(Entries with chart source code)
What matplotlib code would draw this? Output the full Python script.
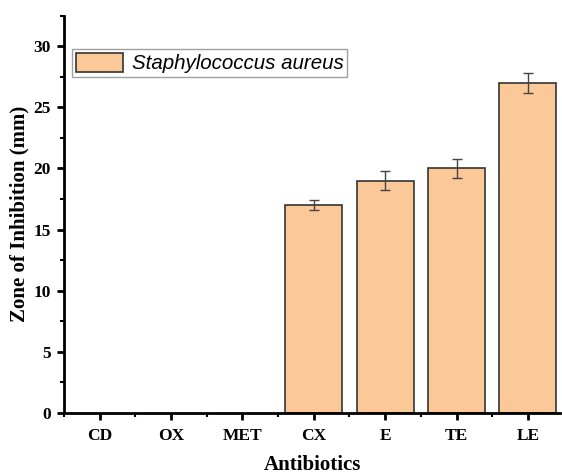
import matplotlib
matplotlib.use("Agg")
import matplotlib.pyplot as plt
from matplotlib.ticker import MultipleLocator, FixedLocator

categories = ["CD", "OX", "MET", "CX", "E", "TE", "LE"]
values = [0, 0, 0, 17, 19, 20, 27]
errors = [0, 0, 0, 0.4, 0.8, 0.8, 0.8]
series_name = "Staphylococcus aureus"

fig = plt.figure(figsize=(5.62, 4.74), dpi=100)
ax = fig.add_axes([0.1139, 0.1287, 0.8825, 0.8383])

x = list(range(len(categories)))
show = [v > 0 for v in values]
xs = [xi for xi, s in zip(x, show) if s]
vs = [v for v, s in zip(values, show) if s]
es = [e for e, s in zip(errors, show) if s]

ax.bar(xs, vs, width=0.8, color="#FBC898", edgecolor="#333333", linewidth=1.2,
       label=series_name, zorder=2)
ax.errorbar(xs, vs, yerr=es, fmt="none", ecolor="#444444", elinewidth=1.0,
            capsize=3.5, capthick=1.0, zorder=3)

ax.set_xlim(-0.5, 6.45)
ax.set_ylim(0, 32.5)
ax.set_xticks(x)
ax.set_xticklabels(categories)
ax.xaxis.set_minor_locator(FixedLocator([i + 0.5 for i in range(-1, 7)]))
ax.yaxis.set_major_locator(MultipleLocator(5))
ax.yaxis.set_minor_locator(MultipleLocator(2.5))

for s in ["top", "right"]:
    ax.spines[s].set_visible(False)
for s in ["left", "bottom"]:
    ax.spines[s].set_linewidth(2.0)

ax.tick_params(which="major", direction="out", length=5, width=2)
ax.tick_params(which="minor", direction="out", length=3, width=1.5)
ax.tick_params(axis="x", which="major", pad=6)
ax.tick_params(axis="y", which="major", pad=4.5)

for lab in ax.get_xticklabels() + ax.get_yticklabels():
    lab.set_fontfamily("Liberation Serif")
    lab.set_fontweight("bold")
    lab.set_fontsize(12.5)

ax.set_xlabel("Antibiotics", fontfamily="Liberation Serif", fontweight="bold",
              fontsize=15, labelpad=8)
ax.set_ylabel("Zone of Inhibition (mm)", fontfamily="Liberation Serif",
              fontweight="bold", fontsize=15, labelpad=3)

leg = ax.legend(loc="upper left", bbox_to_anchor=(0.016, 0.916),
                prop=dict(family="Liberation Sans", style="italic", size=14.8),
                frameon=True, fancybox=False, edgecolor="#888888",
                handlelength=2.3, handleheight=1.0, borderpad=0.2,
                handletextpad=0.4, borderaxespad=0)
leg.get_frame().set_linewidth(1.0)

fig.savefig("out.png", dpi=100)
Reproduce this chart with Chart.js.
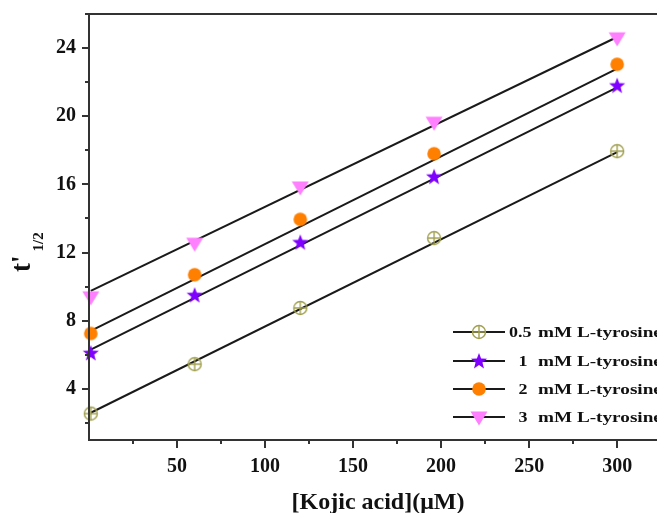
<!DOCTYPE html>
<html>
<head>
<meta charset="utf-8">
<script src="https://cdn.jsdelivr.net/npm/chart.js@4/dist/chart.umd.min.js"></script>
<style>
  html, body { margin: 0; padding: 0; background: #fff; overflow: hidden; }
  #wrap { width: 680px; height: 513px; }
</style>
</head>
<body>
<div id="wrap"><canvas id="kojicChart" width="680" height="513"></canvas></div>
<script>
// data
const kojicX = [1, 60, 120, 196, 300];
const tyr05 = [2.55, 5.45, 8.75, 12.85, 17.95];
const tyr1 = [6.1, 9.5, 12.6, 16.45, 21.8];
const tyr2 = [7.25, 10.7, 13.95, 17.8, 23.05];
const tyr3 = [9.4, 12.55, 15.85, 19.65, 24.6];

// fitted lines (end points)
const fitX = [1, 300];
const fit05 = [2.6, 17.9];
const fit1 = [6.3, 21.7];
const fit2 = [7.4, 22.8];
const fit3 = [9.75, 24.65];

const seriesNums = ["0.5", "1", "2", "3"];
const seriesUnit = "mM L-tyrosine";

const xTicks = [25, 50, 75, 100, 125, 150, 175, 200, 225, 250, 275, 300, 325];
const xTickLabels = [50, 100, 150, 200, 250, 300];
const yTicks = [2, 4, 6, 8, 10, 12, 14, 16, 18, 20, 22, 24, 26];
const yTickLabels = [4, 8, 12, 16, 20, 24];

const FONT = "'Liberation Serif', 'Times New Roman', serif";
const AXIS_COLOR = "#333";

// marker images
function makeMarker(kind, color) {
    const c = document.createElement("canvas");
    c.width = 20; c.height = 20;
    const g = c.getContext("2d");
    const cx = 10, cy = 10;
    g.fillStyle = color;
    g.strokeStyle = color;
    if (kind === "oplus") {
        g.lineWidth = 1.4;
        g.beginPath(); g.arc(cx, cy, 6.5, 0, Math.PI * 2); g.stroke();
        g.beginPath();
        g.moveTo(cx - 6.5, cy); g.lineTo(cx + 6.5, cy);
        g.moveTo(cx, cy - 6.5); g.lineTo(cx, cy + 6.5);
        g.stroke();
    } else if (kind === "star") {
        g.beginPath();
        for (let i = 0; i < 10; i++) {
            const r = i % 2 === 0 ? 8.5 : 3.6;
            const a = -Math.PI / 2 + i * Math.PI / 5;
            const px = cx + r * Math.cos(a), py = cy + 0.5 + r * Math.sin(a);
            if (i === 0) g.moveTo(px, py); else g.lineTo(px, py);
        }
        g.closePath(); g.fill();
    } else if (kind === "circle") {
        g.beginPath(); g.arc(cx, cy, 6.8, 0, Math.PI * 2); g.fill();
    } else if (kind === "tri") {
        g.beginPath();
        g.moveTo(cx - 8.5, cy - 5.5);
        g.lineTo(cx + 8.5, cy - 5.5);
        g.lineTo(cx, cy + 8.5);
        g.closePath(); g.fill();
    }
    return c;
}

const markers = [
    makeMarker("oplus", "#a0a050"),
    makeMarker("star", "#7f00ff"),
    makeMarker("circle", "#ff7f00"),
    makeMarker("tri", "#ff80ff")
];

const allSeries = [tyr05, tyr1, tyr2, tyr3];
const allFits = [fit05, fit1, fit2, fit3];

const datasets = [];
allFits.forEach((f, i) => {
    datasets.push({
        data: fitX.map((x, j) => ({ x: x, y: f[j] })),
        showLine: true,
        borderColor: "#1a1a1a",
        borderWidth: 2,
        pointRadius: 0,
        order: 2,
        clip: false
    });
});
allSeries.forEach((s, i) => {
    datasets.push({
        data: kojicX.map((x, j) => ({ x: x, y: s[j] })),
        showLine: false,
        pointStyle: markers[i],
        pointRadius: 9,
        order: 1,
        clip: false
    });
});

// no extra room for (empty) end labels
function noPad(s) {
    s.paddingLeft = 0; s.paddingRight = 0;
    s.paddingTop = 0; s.paddingBottom = 0;
}

// frame, tick marks, axis titles and legend
const decorations = {
    id: "decorations",
    afterDraw(chart) {
        const ctx = chart.ctx;
        const a = chart.chartArea;
        const xs = chart.scales.x, ys = chart.scales.y;
        ctx.save();
        ctx.strokeStyle = AXIS_COLOR;
        ctx.lineWidth = 2;
        ctx.beginPath();
        ctx.moveTo(a.left, a.top); ctx.lineTo(a.right, a.top);
        ctx.moveTo(a.left, a.top - 1); ctx.lineTo(a.left, a.bottom + 1);
        ctx.moveTo(a.left, a.bottom); ctx.lineTo(a.right, a.bottom);
        // y ticks
        yTicks.forEach(v => {
            const py = Math.round(ys.getPixelForValue(v));
            const len = yTickLabels.includes(v) ? 7 : 4;
            ctx.moveTo(a.left, py); ctx.lineTo(a.left - len, py);
        });
        // x ticks
        xTicks.forEach(v => {
            const px = Math.round(xs.getPixelForValue(v));
            const len = xTickLabels.includes(v) ? 8 : 4;
            ctx.moveTo(px, a.bottom); ctx.lineTo(px, a.bottom + len);
        });
        ctx.stroke();

        // x title
        ctx.fillStyle = "#111";
        ctx.font = "bold 24px " + FONT;
        ctx.textAlign = "center";
        ctx.textBaseline = "alphabetic";
        ctx.fillText("[Kojic acid](\u03bcM)", 378, 509);

        // y title t'1/2
        ctx.save();
        ctx.translate(30, 272);
        ctx.rotate(-Math.PI / 2);
        ctx.textAlign = "left";
        ctx.font = "bold 27px " + FONT;
        ctx.fillText("t'", 0, 0);
        const w = ctx.measureText("t'").width;
        ctx.font = "bold 15px " + FONT;
        ctx.fillText("1/2", w + 4, 13);
        ctx.restore();

        // legend
        const rows = [332, 361, 389, 417];
        rows.forEach((ry, i) => {
            ctx.strokeStyle = "#1a1a1a";
            ctx.lineWidth = 2;
            ctx.beginPath();
            ctx.moveTo(453, ry); ctx.lineTo(505, ry);
            ctx.stroke();
            const m = markers[i];
            ctx.drawImage(m, 479 - m.width / 2, ry - m.height / 2);

            ctx.fillStyle = "#111";
            ctx.font = "bold 15px " + FONT;
            ctx.textBaseline = "middle";
            ctx.save();
            if (i === 0) {
                ctx.translate(509, ry + 1);
                ctx.scale(1.2, 1);
                ctx.textAlign = "left";
            } else {
                ctx.translate(523, ry + 1);
                ctx.scale(1.2, 1);
                ctx.textAlign = "center";
            }
            ctx.fillText(seriesNums[i], 0, 0);
            ctx.restore();
            ctx.save();
            ctx.translate(538, ry + 1);
            ctx.scale(1.28, 1);
            ctx.textAlign = "left";
            ctx.fillText(seriesUnit, 0, 0);
            ctx.restore();
        });
        ctx.restore();
    }
};

const chart = new Chart(document.getElementById("kojicChart").getContext("2d"), {
    type: "scatter",
    data: { datasets: datasets },
    options: {
        responsive: false,
        animation: false,
        events: [],
        layout: { padding: { left: 0, top: 14, right: 8, bottom: 0 } },
        plugins: { legend: { display: false }, tooltip: { enabled: false } },
        scales: {
            x: {
                type: "linear",
                min: 0,
                max: 330,
                afterBuildTicks: s => { s.ticks = xTicks.map(v => ({ value: v })); },
                afterFit: s => { s.height = 73; noPad(s); },
                grid: { display: false, drawTicks: false },
                border: { display: false },
                ticks: {
                    autoSkip: false,
                    maxRotation: 0,
                    padding: 15,
                    color: "#111",
                    font: { family: FONT, size: 20, weight: "bold" },
                    callback: v => xTickLabels.includes(v) ? String(v) : ""
                }
            },
            y: {
                type: "linear",
                min: 1,
                max: 26,
                afterBuildTicks: s => { s.ticks = yTicks.map(v => ({ value: v })); },
                afterFit: s => { s.width = 89; noPad(s); },
                grid: { display: false, drawTicks: false },
                border: { display: false },
                ticks: {
                    autoSkip: false,
                    padding: 13,
                    color: "#111",
                    font: { family: FONT, size: 20, weight: "bold" },
                    callback: v => yTickLabels.includes(v) ? String(v) : ""
                }
            }
        }
    },
    plugins: [decorations]
});
</script>
</body>
</html>
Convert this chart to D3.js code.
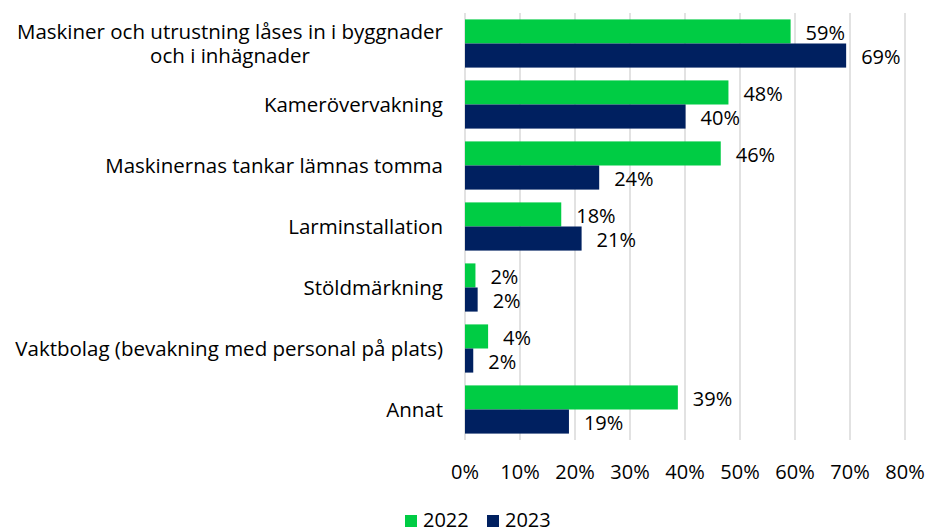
<!DOCTYPE html>
<html>
<head>
<meta charset="utf-8">
<script src="https://cdn.jsdelivr.net/npm/d3@7"></script>
<style>
  body { margin: 0; background: #fff; }
  svg text { font-family: "Open Sans", Lato, sans-serif; fill: #000; font-variant-ligatures: none; }
</style>
</head>
<body>
<div id="chart"></div>
<script>
// categories, top to bottom (first one wraps on two lines)
var categories = [
    ["Maskiner och utrustning låses in i byggnader", "och i inhägnader"],
    ["Kamerövervakning"],
    ["Maskinernas tankar lämnas tomma"],
    ["Larminstallation"],
    ["Stöldmärkning"],
    ["Vaktbolag (bevakning med personal på plats)"],
    ["Annat"]
];
var series = ["2022", "2023"];
var values2022 = [59.2, 47.9, 46.5, 17.5, 1.9, 4.2, 38.7];
var values2023 = [69.3, 40.1, 24.4, 21.2, 2.3, 1.5, 18.9];
var labels2022 = ["59%", "48%", "46%", "18%", "2%", "4%", "39%"];
var labels2023 = ["69%", "40%", "24%", "21%", "2%", "2%", "19%"];
var ticks = [0, 10, 20, 30, 40, 50, 60, 70, 80];
var colors = ["#00cc44", "#002060"];

var width = 927, height = 531, fs = 20, catFs = 20.5;

var svg = d3.select("#chart").append("svg")
    .attr("width", width)
    .attr("height", height);

var x = d3.scaleLinear().domain([0, 80]).range([465, 905]);
var y = d3.scaleBand().domain(d3.range(categories.length))
    .range([13, 440]).paddingInner(0.21).paddingOuter(0.105);
var ys = d3.scaleBand().domain(series).range([0, y.bandwidth()]);

// gridlines
svg.append("g").selectAll("line").data(ticks).enter().append("line")
    .attr("x1", function(d) { return x(d); })
    .attr("x2", function(d) { return x(d); })
    .attr("y1", 13).attr("y2", 440)
    .attr("stroke", "#d9d9d9").attr("stroke-width", 1.5);

// tick labels
svg.append("g").selectAll("text").data(ticks).enter().append("text")
    .attr("x", function(d) { return x(d); })
    .attr("y", 479)
    .attr("text-anchor", "middle")
    .style("font-size", fs + "px")
    .text(function(d) { return d + "%"; });

var rows = categories.map(function(c, i) {
    return [
	{ s: "2022", v: values2022[i], lab: labels2022[i], i: i },
	{ s: "2023", v: values2023[i], lab: labels2023[i], i: i }
    ];
});

var group = svg.append("g").selectAll("g").data(rows).enter().append("g")
    .attr("transform", function(d, i) { return "translate(0," + y(i) + ")"; });

group.selectAll("rect").data(function(d) { return d; }).enter().append("rect")
    .attr("x", x(0))
    .attr("y", function(d) { return ys(d.s); })
    .attr("width", function(d) { return x(d.v) - x(0); })
    .attr("height", ys.bandwidth())
    .attr("fill", function(d) { return colors[series.indexOf(d.s)]; });

group.selectAll("text").data(function(d) { return d; }).enter().append("text")
    .attr("x", function(d) { return x(d.v) + 15; })
    .attr("y", function(d) { return ys(d.s) + ys.bandwidth() / 2 + fs * 0.36 + 1; })
    .style("font-size", fs + "px")
    .text(function(d) { return d.lab; });

// category labels, right aligned; extra lines centred under the first
var catG = svg.append("g");
categories.forEach(function(lines, i) {
    var cy = y(i) + y.bandwidth() / 2;
    var lh = 24;
    var top = cy - (lines.length - 1) * lh / 2;
    var first = catG.append("text")
	.attr("x", 443)
	.attr("y", top + catFs * 0.36)
	.attr("text-anchor", "end")
	.style("font-size", catFs + "px")
	.text(lines[0]);
    var w = first.node().getComputedTextLength();
    for (var k = 1; k < lines.length; k++) {
	catG.append("text")
	    .attr("x", 443 - w / 2)
	    .attr("y", top + k * lh + catFs * 0.36)
	    .attr("text-anchor", "middle")
	    .style("font-size", catFs + "px")
	    .text(lines[k]);
    }
});

// legend
var legend = svg.append("g").selectAll("g").data(series).enter().append("g")
    .attr("transform", function(d, i) { return "translate(" + (405 + i * 82) + ",0)"; });
legend.append("rect")
    .attr("y", 515).attr("width", 12).attr("height", 12)
    .attr("fill", function(d, i) { return colors[i]; });
legend.append("text")
    .attr("x", 18).attr("y", 527)
    .style("font-size", fs + "px")
    .text(function(d) { return d; });
</script>
</body>
</html>
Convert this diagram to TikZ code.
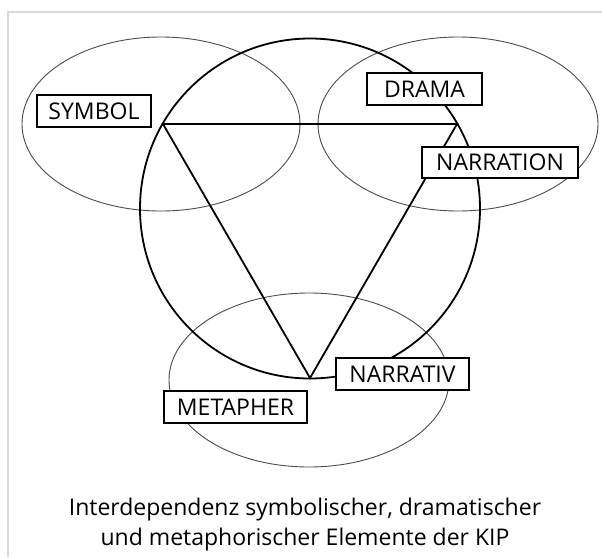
\documentclass[tikz,border=0pt]{standalone}
\usepackage{fontspec}
\setmainfont{Open Sans}
\begin{document}
\begin{tikzpicture}[x=1pt,y=-1pt,
  thinell/.style={draw=black!70,line width=0.9pt},
  bigline/.style={draw=black,line width=1.8pt},
  lbl/.style={draw=black,fill=white,line width=1.3pt,inner sep=0pt,font=\fontsize{23}{25}\selectfont},
  caption/.style={font=\fontsize{23}{30}\selectfont,align=center}]
\useasboundingbox (0,0) rectangle (602,557);
\fill[white] (0,0) rectangle (602,557);
\draw[black!15,line width=2.5pt] (8,557) -- (8,12) -- (602,12);
% small ellipses
\draw[thinell] (161,124) ellipse [x radius=139, y radius=87];
\draw[thinell] (458,124) ellipse [x radius=140, y radius=87];
\draw[thinell] (309,380) ellipse [x radius=140, y radius=87];
% big circle
\draw[bigline] (310,208.5) circle [radius=170];
% triangle vertices
\coordinate (vs) at (163,124);
\coordinate (vd) at (457,124);
\coordinate (vm) at (310,378);
\draw[bigline,line join=miter] (vs) -- (vd) -- (vm) -- cycle;
% labels
\node[lbl,minimum width=114pt,minimum height=32pt] (symbol) at (94,111) {SYMBOL};
\node[lbl,minimum width=115pt,minimum height=32pt] (drama) at (424.5,89) {DRAMA};
\node[lbl,minimum width=156pt,minimum height=31pt] (narration) at (500,162.5) {NARRATION};
\node[lbl,minimum width=133pt,minimum height=32pt] (narrativ) at (402.5,374) {NARRATIV};
\node[lbl,minimum width=143pt,minimum height=32pt] (metapher) at (235.5,407) {METAPHER};
\node[caption] (cap) at (305,525) {Interdependenz symbolischer, dramatischer\\und metaphorischer Elemente der KIP};
\end{tikzpicture}
\end{document}
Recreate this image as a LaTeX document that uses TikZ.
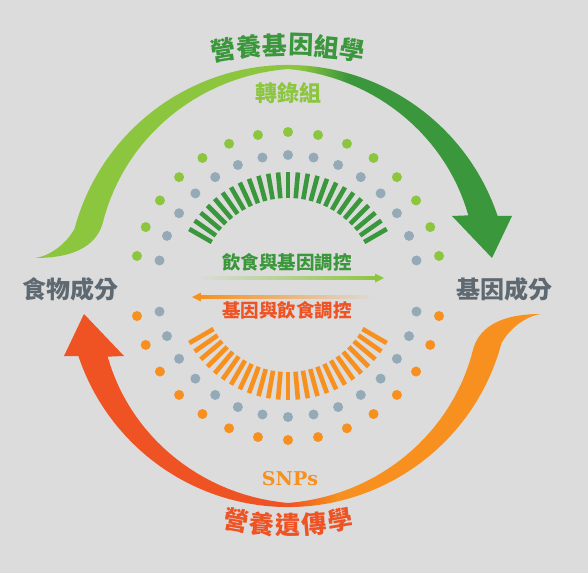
\documentclass[tikz,border=0pt]{standalone}
\usepackage{fontspec}
\newfontfamily\cjk{Noto Sans CJK TC}
\newfontfamily\snpfont{DejaVu Serif}
\usetikzlibrary{calc}

\definecolor{bgcol}{HTML}{DCDCDC}
\definecolor{lgreen}{HTML}{8CC63F}
\definecolor{dgreen}{HTML}{3B973B}
\definecolor{dotgray}{HTML}{95AAB7}
\definecolor{orng}{HTML}{F7901E}
\definecolor{redor}{HTML}{EF5323}
\definecolor{txtgray}{HTML}{5E6971}

% outline of one big curved arrow (tail on the left, head on the right)
\newcommand{\swooshpath}{(-253,28) .. controls (-238,30) and (-222,42) .. (165:221)
  arc[start angle=165,end angle=18.5,radius=221]
  -- (224,70) -- (204,28) -- (164,70)
  -- plot[domain=21.4:90,samples=30] (\x:{217-0.34*(90-\x)})
  -- plot[domain=90:161,samples=30] (\x:{217-0.3*(\x-90)})
  .. controls (-190,45) and (-207,28) .. (-253,28) -- cycle}

\begin{document}
\begin{tikzpicture}[x=1pt,y=1pt,every node/.style={inner sep=0pt},
  cjktxt/.style={font=\cjk\bfseries\fontsize{#1}{#1}\selectfont}]
  \fill[bgcol] (-288,-287) rectangle (300,286);
  \useasboundingbox (-288,-287) rectangle (300,286);

  % top arrow
  \begin{scope}
    \clip \swooshpath;
    \fill[lgreen] (-260,20) rectangle (10,230);
    \shade[left color=lgreen,right color=dgreen] (10,20) rectangle (60,230);
    \fill[dgreen] (60,20) rectangle (230,230);
  \end{scope}
  % bottom arrow
  \begin{scope}[rotate=180]
    \clip \swooshpath;
    \fill[orng] (-260,20) rectangle (-50,230);
    \shade[left color=redor,right color=orng] (-50,20) rectangle (0,230);
    \fill[redor] (0,20) rectangle (230,230);
  \end{scope}

  % dots
  \foreach \k [evaluate=\k as \a using \k*11.25] in {1,...,15} {
    \fill[lgreen] (\a:154) circle (5);
    \fill[dotgray] (\a:131) circle (5);
    \fill[orng] (180+\a:154) circle (5);
    \fill[dotgray] (180+\a:131) circle (5);
  }
  % bars
  \foreach \a in {30,35,...,150}
    \draw[dgreen,line width=4.6] (\a:88) -- (\a:114);
  \foreach \a in {210,215,...,330}
    \draw[orng,line width=4.6] (\a:86) -- (\a:114);

  % arched titles
  \foreach \c [count=\i, evaluate=\i as \r using (3.5-\i)*3.72] in {營,養,基,因,組,學}
    \node[cjktxt=25,text=dgreen,rotate=\r] (top\i)
      at ([shift={(0,-159)}]90+\r:400) {\c};
  \foreach \c [count=\i, evaluate=\i as \r using -(3-\i)*4.97] in {營,養,遺,傳,學}
    \node[cjktxt=25,text=redor,rotate=\r] (bot\i)
      at ([shift={(0,61)}]270+\r:300) {\c};

  \node[cjktxt=22,text=lgreen] (trans) at (0,193) {轉錄組};
  \node[font=\snpfont\bfseries\fontsize{19}{19}\selectfont,text=orng] (snps) at (2,-193) {SNPs};
  \node[cjktxt=24,text=txtgray] (food) at (-217,-3) {食物成分};
  \node[cjktxt=24,text=txtgray] (gene) at (216,-3) {基因成分};
  \node[cjktxt=18.5,text=dgreen] (dg) at (-1,24) {飲食與基因調控};
  \node[cjktxt=18.5,text=redor] (gd) at (-1,-24) {基因與飲食調控};

  % middle arrows
  \coordinate (ga) at (-91,8);
  \coordinate (gb) at (96,8);
  \shade[left color=bgcol,right color=lgreen] ($(ga)+(0,-1.1)$) rectangle ($(gb)+(-8,1.1)$);
  \fill[lgreen] (gb) -- ++(-9,4.5) -- ++(0,-9) -- cycle;
  \coordinate (oa) at (89,-11);
  \coordinate (ob) at (-96,-11);
  \shade[left color=orng,right color=bgcol] ($(ob)+(8,-1.1)$) rectangle ($(oa)+(0,1.1)$);
  \fill[orng] (ob) -- ++(9,4.5) -- ++(0,-9) -- cycle;
\end{tikzpicture}
\end{document}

* _Exercise_
Every line from the start of the listing above through the line with "from matplotlib.ticker import" should be repeated exactly; skip the pictures and add nothing else.

* _Answer for the task_
What matplotlib code would draw this? Output the full Python script.
import matplotlib
matplotlib.use("Agg")
import matplotlib.pyplot as plt
from matplotlib.ticker import MultipleLocator, FixedLocator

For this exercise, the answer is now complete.